The wording of the baptismal prayer used in The Church of Jesus Christ of Latter-day Saints is prescribed in the earliest compilation of instructions for Church operations (D&C 20). When an individual is baptized, the person with the proper priesthood authority goes down into the water with the candidate, raises his right arm to the square, calls the individual by the full legal name, and says, "Having been commissioned of Jesus Christ, I baptize you in the name of the Father, and of the Son, and of the Holy Ghost. Amen," and then immerses the candidate (D&C 20:73). A version of the prayer that differs only slightly from this was given by Jesus Christ to the Nephites and is recorded in the Book of Mormon (3 Ne. 11:25).

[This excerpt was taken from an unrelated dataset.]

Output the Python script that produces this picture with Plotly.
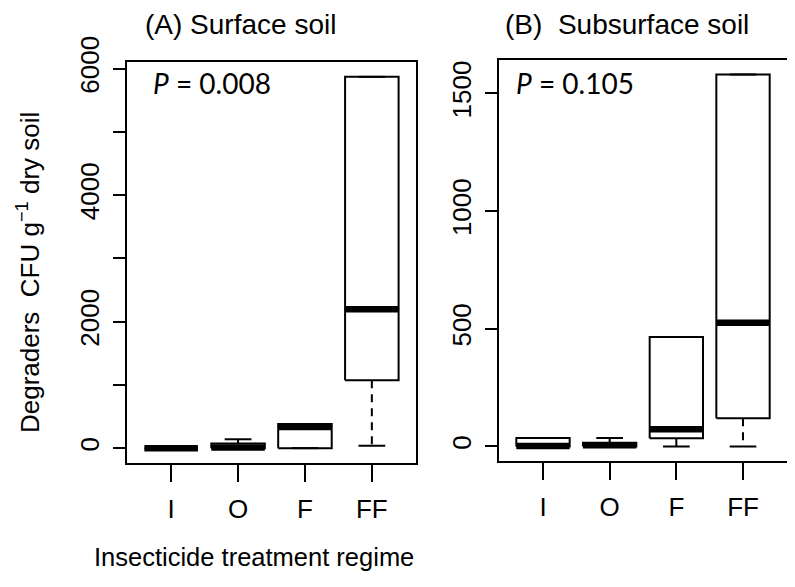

Earlier in the Book of Mormon there is a somewhat different account of the baptismal prayer that was spoken. When Alma1 in the second century B.C. established the Church among the Nephites, he prayed: "O Lord, pour out thy Spirit upon thy servant, that he may do this work with holiness of heart" (Mosiah 18:12). The baptismal prayer that followed emphasized the covenant represented in baptism and the need for a subsequent baptism of the Spirit: "I baptize thee, having authority from the Almighty God, as a testimony that ye have entered into a covenant to serve him until you are dead as to the mortal body; and may the Spirit of the Lord be poured out upon you; and may he grant unto you eternal life, through the redemption of Christ, whom he has prepared from the foundation of the world" (Mosiah 18:13).
It is informative to compare LDS practice and scriptural accounts with the Christian tradition as reported in E. C. Whitaker, Documents of the Baptismal Liturgy, London, 1970.